The project for a family home in Sorengo, a comune bordering on Lugano, had to respect a high number of restrictions tied to the shape of the plot as well as some specific requirements from the clients.
The plot was a long, thin and very steep strip of land, surrounded by two plots, to north and west that were either built upon or in the process of being built upon, whilst there was a thick wood to the east and the access road to the south. Among the main restrictions applying to the terrain, the most relevant were firstly an obligation not to fell five trees (three oaks, a lime and a chestnut) although they were not particularly fine specimens and secondly not to build within prescribed distances from the edges of the plot; distances that were greater than those dictated by the local building regulations of Sorengo due to a prior agreement made among the surrounding inhabitants. Lastly, there could be no external building that lowered or heightened the level of the land by more than a metre.
The clients, a young couple with children, wanted a house of a little over 300msq built exclusively on one level with the exception of an annex for guests measuring 45msq.

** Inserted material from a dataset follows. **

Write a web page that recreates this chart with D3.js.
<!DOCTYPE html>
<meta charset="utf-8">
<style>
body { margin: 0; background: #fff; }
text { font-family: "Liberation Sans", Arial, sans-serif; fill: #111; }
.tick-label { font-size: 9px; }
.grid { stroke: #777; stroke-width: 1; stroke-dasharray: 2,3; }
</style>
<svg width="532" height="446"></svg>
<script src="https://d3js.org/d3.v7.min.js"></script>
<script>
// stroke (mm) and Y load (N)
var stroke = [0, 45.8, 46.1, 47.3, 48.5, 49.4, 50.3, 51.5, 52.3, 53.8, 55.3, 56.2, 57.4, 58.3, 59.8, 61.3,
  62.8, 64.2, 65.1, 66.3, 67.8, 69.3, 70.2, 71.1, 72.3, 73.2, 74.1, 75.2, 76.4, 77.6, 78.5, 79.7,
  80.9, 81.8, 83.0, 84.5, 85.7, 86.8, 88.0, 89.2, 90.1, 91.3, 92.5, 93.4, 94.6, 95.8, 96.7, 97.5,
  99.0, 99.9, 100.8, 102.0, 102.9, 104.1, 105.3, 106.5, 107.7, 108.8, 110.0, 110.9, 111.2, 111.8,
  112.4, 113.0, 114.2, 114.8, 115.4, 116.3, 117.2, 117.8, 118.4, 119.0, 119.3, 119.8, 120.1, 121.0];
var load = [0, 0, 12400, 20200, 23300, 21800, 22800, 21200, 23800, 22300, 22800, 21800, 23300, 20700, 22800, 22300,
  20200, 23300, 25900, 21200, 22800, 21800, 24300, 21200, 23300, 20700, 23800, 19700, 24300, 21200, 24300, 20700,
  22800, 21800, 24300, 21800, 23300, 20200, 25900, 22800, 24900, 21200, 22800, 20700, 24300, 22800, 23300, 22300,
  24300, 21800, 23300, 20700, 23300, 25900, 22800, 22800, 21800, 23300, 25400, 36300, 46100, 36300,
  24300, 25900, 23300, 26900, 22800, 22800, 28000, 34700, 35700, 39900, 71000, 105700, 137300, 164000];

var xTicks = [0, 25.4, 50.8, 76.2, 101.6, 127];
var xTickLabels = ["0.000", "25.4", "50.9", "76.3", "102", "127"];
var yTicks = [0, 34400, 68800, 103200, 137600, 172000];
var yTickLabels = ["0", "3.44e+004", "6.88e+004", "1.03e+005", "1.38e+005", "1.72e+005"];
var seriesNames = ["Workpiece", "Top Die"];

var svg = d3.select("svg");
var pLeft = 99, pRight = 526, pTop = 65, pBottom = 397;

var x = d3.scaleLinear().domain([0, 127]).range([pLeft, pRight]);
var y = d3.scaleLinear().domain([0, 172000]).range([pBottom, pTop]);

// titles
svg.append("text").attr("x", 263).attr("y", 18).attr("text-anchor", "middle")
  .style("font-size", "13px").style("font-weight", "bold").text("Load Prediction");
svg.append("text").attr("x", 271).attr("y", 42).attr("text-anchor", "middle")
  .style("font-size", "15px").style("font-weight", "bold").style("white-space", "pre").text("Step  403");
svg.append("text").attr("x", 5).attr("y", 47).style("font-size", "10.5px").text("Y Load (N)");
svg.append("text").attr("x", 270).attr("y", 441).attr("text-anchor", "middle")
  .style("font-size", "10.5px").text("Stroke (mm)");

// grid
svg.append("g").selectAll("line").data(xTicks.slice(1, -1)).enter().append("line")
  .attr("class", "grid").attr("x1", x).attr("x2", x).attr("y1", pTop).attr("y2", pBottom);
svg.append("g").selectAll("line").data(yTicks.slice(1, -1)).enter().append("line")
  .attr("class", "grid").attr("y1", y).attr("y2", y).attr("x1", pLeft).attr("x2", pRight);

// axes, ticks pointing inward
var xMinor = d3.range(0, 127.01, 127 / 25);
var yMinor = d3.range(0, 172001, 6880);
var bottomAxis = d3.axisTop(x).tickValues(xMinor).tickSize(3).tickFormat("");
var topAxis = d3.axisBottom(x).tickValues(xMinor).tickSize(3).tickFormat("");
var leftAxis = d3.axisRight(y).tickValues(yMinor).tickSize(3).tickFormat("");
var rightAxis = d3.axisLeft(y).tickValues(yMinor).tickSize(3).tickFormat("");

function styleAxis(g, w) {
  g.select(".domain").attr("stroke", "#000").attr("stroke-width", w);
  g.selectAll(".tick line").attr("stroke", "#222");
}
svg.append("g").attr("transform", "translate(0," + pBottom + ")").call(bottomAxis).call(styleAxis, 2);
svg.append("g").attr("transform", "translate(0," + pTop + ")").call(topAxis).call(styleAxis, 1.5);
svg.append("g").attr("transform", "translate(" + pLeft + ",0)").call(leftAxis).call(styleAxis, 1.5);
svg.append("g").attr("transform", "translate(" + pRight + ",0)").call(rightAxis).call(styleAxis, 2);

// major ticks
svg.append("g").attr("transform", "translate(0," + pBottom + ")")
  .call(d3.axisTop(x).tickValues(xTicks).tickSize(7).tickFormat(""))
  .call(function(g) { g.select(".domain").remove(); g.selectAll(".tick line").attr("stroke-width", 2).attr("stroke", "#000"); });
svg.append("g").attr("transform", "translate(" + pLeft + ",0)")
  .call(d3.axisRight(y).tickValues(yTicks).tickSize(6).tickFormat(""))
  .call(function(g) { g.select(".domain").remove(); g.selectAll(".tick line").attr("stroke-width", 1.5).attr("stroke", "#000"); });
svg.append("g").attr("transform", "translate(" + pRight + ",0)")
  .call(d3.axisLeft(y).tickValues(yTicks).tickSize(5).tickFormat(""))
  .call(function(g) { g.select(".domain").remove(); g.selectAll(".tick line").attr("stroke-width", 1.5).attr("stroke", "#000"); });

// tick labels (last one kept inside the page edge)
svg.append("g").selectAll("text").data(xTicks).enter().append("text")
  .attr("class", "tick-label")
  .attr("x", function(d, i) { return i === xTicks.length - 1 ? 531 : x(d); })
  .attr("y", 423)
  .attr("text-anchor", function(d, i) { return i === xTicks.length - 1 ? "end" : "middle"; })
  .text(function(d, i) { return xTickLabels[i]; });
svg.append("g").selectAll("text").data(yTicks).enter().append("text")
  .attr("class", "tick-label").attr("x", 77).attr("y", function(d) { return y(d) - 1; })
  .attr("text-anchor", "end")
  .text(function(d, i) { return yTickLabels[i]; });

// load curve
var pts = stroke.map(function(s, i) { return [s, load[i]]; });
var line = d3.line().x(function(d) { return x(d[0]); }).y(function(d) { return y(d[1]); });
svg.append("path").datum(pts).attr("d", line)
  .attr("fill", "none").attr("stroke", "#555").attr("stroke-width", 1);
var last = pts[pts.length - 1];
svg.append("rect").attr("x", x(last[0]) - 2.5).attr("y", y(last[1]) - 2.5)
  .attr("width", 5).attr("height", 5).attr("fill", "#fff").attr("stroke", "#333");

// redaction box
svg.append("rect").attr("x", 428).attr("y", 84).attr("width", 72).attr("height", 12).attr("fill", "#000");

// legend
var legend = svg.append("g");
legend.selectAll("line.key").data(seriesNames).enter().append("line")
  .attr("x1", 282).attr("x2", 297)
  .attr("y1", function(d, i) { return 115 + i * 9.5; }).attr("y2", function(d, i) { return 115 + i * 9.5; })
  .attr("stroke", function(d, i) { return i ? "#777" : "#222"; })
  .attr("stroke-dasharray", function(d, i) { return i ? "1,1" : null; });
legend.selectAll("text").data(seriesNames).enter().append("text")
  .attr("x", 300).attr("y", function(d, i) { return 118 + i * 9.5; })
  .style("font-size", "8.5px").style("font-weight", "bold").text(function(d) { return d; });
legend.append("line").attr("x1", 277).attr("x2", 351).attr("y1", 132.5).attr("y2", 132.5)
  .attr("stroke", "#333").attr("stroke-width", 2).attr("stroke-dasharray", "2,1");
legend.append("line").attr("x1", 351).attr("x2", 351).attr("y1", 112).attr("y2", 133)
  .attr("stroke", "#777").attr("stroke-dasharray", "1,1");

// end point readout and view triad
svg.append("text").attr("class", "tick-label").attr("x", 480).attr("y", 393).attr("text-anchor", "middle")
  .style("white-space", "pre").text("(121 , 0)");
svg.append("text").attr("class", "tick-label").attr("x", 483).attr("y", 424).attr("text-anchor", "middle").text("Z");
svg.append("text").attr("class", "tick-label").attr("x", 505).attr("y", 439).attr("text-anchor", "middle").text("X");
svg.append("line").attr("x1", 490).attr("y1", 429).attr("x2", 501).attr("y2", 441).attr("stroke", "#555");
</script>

Consequently, designing the ground plan for the villa was a question of using all the available space and the result is an unusual plan with a large central patio, governed by the positions of the three oaks, that divides the bedrooms from the living area and that allows all the different spaces to open onto the wood, only a thin strip of which belongs to the property. Hence the rooms have a direct relationship with nature outside, bringing a Mediterranean touch to this Swiss house.

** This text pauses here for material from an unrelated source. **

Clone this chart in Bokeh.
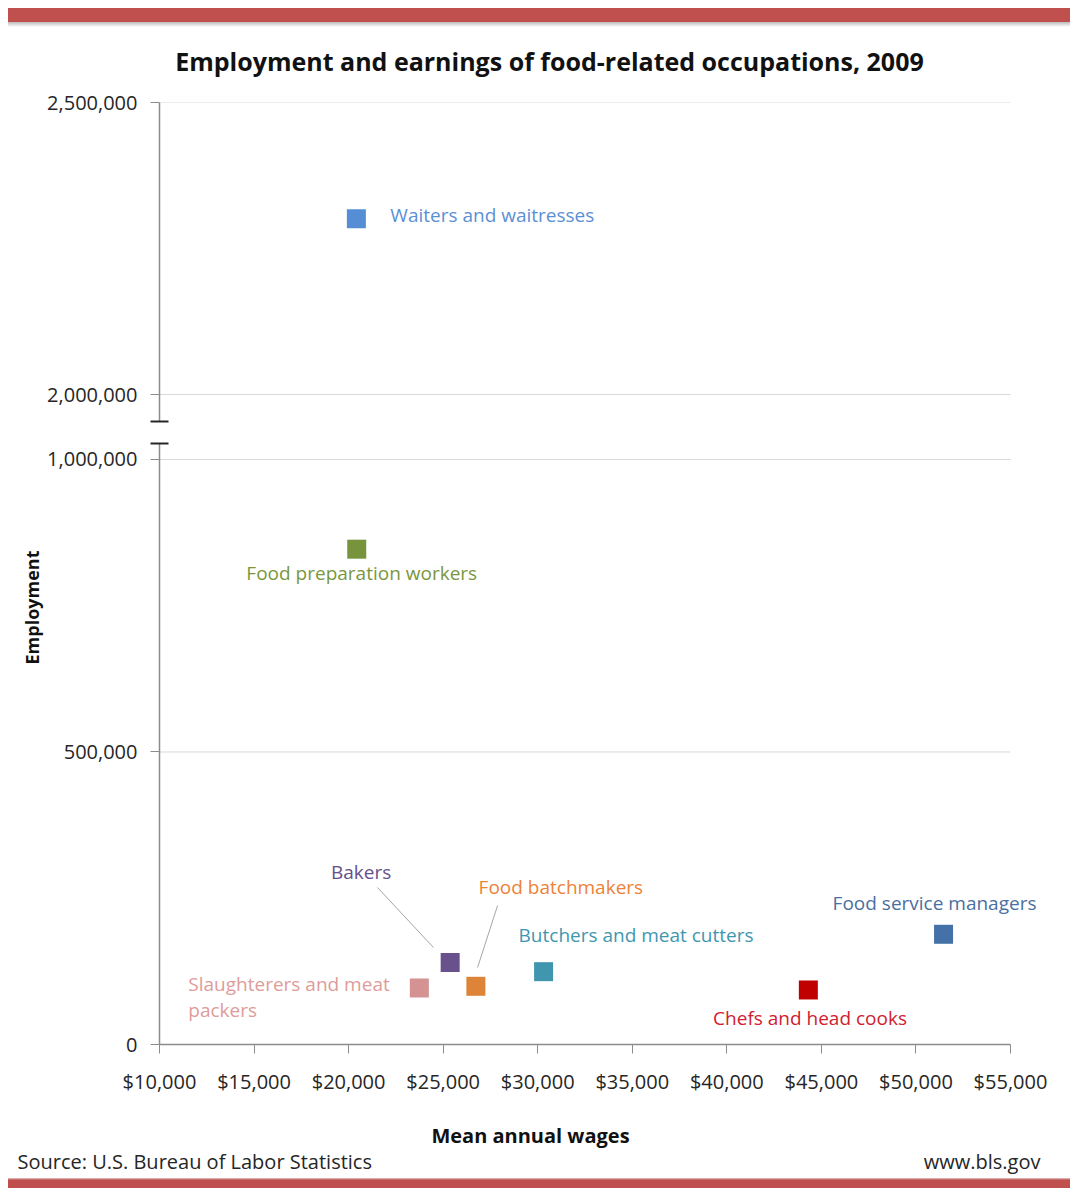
import math
from bokeh.plotting import figure
from bokeh.models import (ColumnDataSource, LabelSet, Label, FixedTicker, Range1d, Div,
                          NumeralTickFormatter)
from bokeh.layouts import column, row
from bokeh.embed import file_html
from bokeh.resources import INLINE
from bokeh.core.properties import value

# ---------------- data ----------------
occupations = ["Waiters and waitresses", "Food preparation workers", "Bakers",
               "Food batchmakers", "Slaughterers and meat packers",
               "Butchers and meat cutters", "Chefs and head cooks", "Food service managers"]
display_labels = ["Waiters and waitresses", "Food preparation workers", "Bakers",
                  "Food batchmakers", "Slaughterers and meat\npackers",
                  "Butchers and meat cutters", "Chefs and head cooks", "Food service managers"]
mean_wages = [20410, 20430, 25370, 26730, 23740, 30310, 44310, 51460]
employment = [2301000, 846700, 140200, 99500, 96600, 124500, 93200, 188400]

x_ticks = [10000, 15000, 20000, 25000, 30000, 35000, 40000, 45000, 50000, 55000]
y_ticks_low = [0, 500000, 1000000]
y_ticks_high = [2000000, 2500000]

title_text = "Employment and earnings of food-related occupations, 2009"
x_title = "Mean annual wages"
y_title = "Employment"
source_text = "Source: U.S. Bureau of Labor Statistics"
site_text = "www.bls.gov"

# ---------------- styles ----------------
FONT = "Open Sans"
marker_colors = ["#558ED5", "#77933C", "#68518C", "#DD8438", "#D49292", "#4096AE", "#C00000", "#4472A8"]
label_colors = ["#5B8FD6", "#7A9640", "#66508A", "#EE8238", "#DE9C9A", "#3F97AE", "#D0202E", "#4A6FA0"]
# label offsets from the point in pixels (right, up) and alignment
label_dx = [34, 5, -89, 85, -231, 92.5, 1.7, -9]
label_dy = [4, -24, 90, 99, -9.5, 36.7, -28, 31]
label_align = ["left", "center", "center", "center", "left", "center", "center", "center"]
# leader lines: (index, start px offset (right, down), end px offset)
leaders = [(2, (-16.7, -15), (-72.7, -75)), (3, (1.7, -18.8), (21.7, -80.8))]

PAGE_W = 1070
X_AXIS = (10000, 55000)
FRAME_W_AXIS = 851           # pixels covered by the x axis
EXTRA_PX = 40                # frame continues right of the axis end (room for labels)
XS_PER_PX = (X_AXIS[1] - X_AXIS[0]) / FRAME_W_AXIS
X_VIEW = (X_AXIS[0], X_AXIS[1] + EXTRA_PX * XS_PER_PX)
FRAME_W = FRAME_W_AXIS + EXTRA_PX
LOW_RANGE = (0, 1027350)
HIGH_RANGE = (1953800, 2500000)
LOW_FRAME_H = 601
HIGH_FRAME_H = 319
LEFT_W = 44
BORDER_L = 115
P_W = PAGE_W - LEFT_W
BORDER_R = P_W - BORDER_L - FRAME_W

AXIS_COLOR = "#8C8C8C"
GRID_COLOR = "#D9D9D9"
TEXT_COLOR = "#262626"
TICK_FONT = "20px"
LABEL_FONT = "19px"


def style_y_axis(p, ticks, break_tick):
    ax = p.yaxis[0]
    ax.ticker = FixedTicker(ticks=ticks, minor_ticks=[break_tick])
    ax.formatter = NumeralTickFormatter(format="0,0")
    ax.axis_line_color = AXIS_COLOR
    ax.axis_line_width = 1.5
    ax.major_tick_line_color = AXIS_COLOR
    ax.major_tick_in = 0
    ax.major_tick_out = 9
    ax.minor_tick_line_color = "#262626"
    ax.minor_tick_line_width = 2
    ax.minor_tick_in = 9
    ax.minor_tick_out = 9
    ax.major_label_standoff = 13
    ax.major_label_text_font = FONT
    ax.major_label_text_font_size = TICK_FONT
    ax.major_label_text_color = TEXT_COLOR
    p.grid.visible = False
    p.outline_line_color = None
    # horizontal gridlines limited to the x-axis extent
    p.segment(x0=X_AXIS[0], x1=X_AXIS[1], y0=ticks, y1=ticks, line_color=GRID_COLOR,
              line_width=1)


x_range = Range1d(*X_VIEW)
common = dict(width=P_W, x_range=x_range, output_backend="svg",
              toolbar_location=None, min_border_left=BORDER_L, min_border_right=BORDER_R,
              background_fill_color="white", border_fill_color="white")

# upper panel (2,000,000 - 2,500,000)
p1 = figure(height=17 + HIGH_FRAME_H + 11, y_range=Range1d(*HIGH_RANGE),
            x_axis_location=None, min_border_top=17, min_border_bottom=11, **common)
style_y_axis(p1, y_ticks_high, HIGH_RANGE[0])

# lower panel (0 - 1,000,000)
p2 = figure(height=11 + LOW_FRAME_H + 56, y_range=Range1d(*LOW_RANGE),
            min_border_top=11, min_border_bottom=56, **common)
style_y_axis(p2, y_ticks_low, LOW_RANGE[1])
xa = p2.xaxis[0]
xa.ticker = FixedTicker(ticks=x_ticks)
xa.bounds = X_AXIS
xa.formatter = NumeralTickFormatter(format="$0,0")
xa.axis_line_color = AXIS_COLOR
xa.axis_line_width = 1.5
xa.major_tick_line_color = AXIS_COLOR
xa.major_tick_in = 0
xa.major_tick_out = 9
xa.minor_tick_line_color = None
xa.major_label_standoff = 14
xa.major_label_text_font = FONT
xa.major_label_text_font_size = TICK_FONT
xa.major_label_text_color = TEXT_COLOR

src = ColumnDataSource(dict(x=mean_wages, y=employment, occ=occupations, lab=display_labels,
                            color=marker_colors, lcolor=label_colors,
                            dx=label_dx, dy=label_dy, align=label_align))
for p in (p1, p2):
    p.scatter("x", "y", source=src, marker="square", size=19, fill_color="color",
              line_color=None)


def subset(pred):
    idx = [i for i, v in enumerate(employment) if pred(v)]
    return ColumnDataSource({k: [src.data[k][i] for i in idx] for k in src.data})


hi_src = subset(lambda v: v >= HIGH_RANGE[0])
lo_src = subset(lambda v: v <= LOW_RANGE[1])
for p, s in ((p1, hi_src), (p2, lo_src)):
    p.add_layout(LabelSet(x="x", y="y", text="lab", source=s, x_offset="dx", y_offset="dy",
                          text_align="align", text_baseline="middle", text_color="lcolor",
                          text_font=value(FONT), text_font_size=LABEL_FONT,
                          text_line_height=1.0))

# leader lines (pixel offsets converted through the panel scale)
ys_per_px = (LOW_RANGE[1] - LOW_RANGE[0]) / LOW_FRAME_H
x0s, y0s, x1s, y1s = [], [], [], []
for i, (sx, sy), (ex, ey) in leaders:
    x0s.append(mean_wages[i] + sx * XS_PER_PX)
    y0s.append(employment[i] - sy * ys_per_px)
    x1s.append(mean_wages[i] + ex * XS_PER_PX)
    y1s.append(employment[i] - ey * ys_per_px)
p2.segment(x0s, y0s, x1s, y1s, line_color="#A6A6A6", line_width=1)


def text_strip(width, height, y_top, y_bottom):
    f = figure(width=width, height=height, x_range=Range1d(0, width),
               y_range=Range1d(y_bottom, y_top), x_axis_location=None, y_axis_location=None,
               output_backend="svg", toolbar_location=None, min_border=0,
               background_fill_color="white", border_fill_color="white")
    f.grid.visible = False
    f.outline_line_color = None
    return f


# header with the title (page coordinates)
header = text_strip(PAGE_W, 58, 27, 85)
header.add_layout(Label(x=549, y=60, text=title_text, text_align="center",
                        text_baseline="middle", text_font=FONT, text_font_size="25px",
                        text_font_style="bold", text_color="#111111"))

# left strip with the y-axis title
left = text_strip(LEFT_W, p1.height + p2.height, 85, 85 + p1.height + p2.height)
left.add_layout(Label(x=31, y=607, text=y_title, angle=math.pi / 2, text_align="center",
                      text_baseline="middle", text_font=FONT, text_font_size="18px",
                      text_font_style="bold", text_color="#111111"))

# footer with x-axis title and source line
foot_top = 85 + p1.height + p2.height
footer = text_strip(PAGE_W, 1178 - foot_top, foot_top, 1178)
footer.add_layout(Label(x=530, y=1135, text=x_title, text_align="center",
                        text_baseline="middle", text_font=FONT, text_font_size="20px",
                        text_font_style="bold", text_color="#111111"))
footer.add_layout(Label(x=17, y=1161, text=source_text, text_align="left",
                        text_baseline="middle", text_font=FONT, text_font_size="20px",
                        text_color=TEXT_COLOR))
footer.add_layout(Label(x=1040, y=1161, text=site_text, text_align="right",
                        text_baseline="middle", text_font=FONT, text_font_size="20px",
                        text_color=TEXT_COLOR))

top_bar = Div(text="", width=PAGE_W - 8, height=19, margin=(8, 0, 0, 8),
              styles={"background": "linear-gradient(#C0504D 0px, #C0504D 14px, #BBBBBB 14px, #FFFFFF 19px)"})
bottom_bar = Div(text="", width=PAGE_W - 8, height=10, margin=(0, 0, 0, 8),
                 styles={"background": "linear-gradient(#E8C8C8 0px, #C0504D 2px, #C0504D 10px)"})

layout = column(top_bar, header, row(left, column(p1, p2, spacing=0), spacing=0), footer,
                bottom_bar, spacing=0)
open("out.html", "w").write(file_html(layout, INLINE))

The proportions of the house are dictated by the need to ‘lighten’ the building because it was occupying the entire plot and so risked appearing heavy. For this reason we aimed to create perfect continuity among the dividing walls defining the smaller spaces (the utility rooms, study, small cinema and bathrooms) from the main level and the walls that make up the areas on the upper level, or rather the guest annex, a games room, sunroom, a storeroom for the terrace, the sunny side of the house and the boiler room. Hence producing five spaces, of varied heights, lying on a single podium that links up the various ground levels. The main rooms of the house, protected by an enormous protecting loft that unifies the whole building, are consequently free of structural restrictions and receive light through great open glass windows looking onto the spaces outside.
The building is made of light-coloured cement, treated with reflective paint for aesthetic reasons.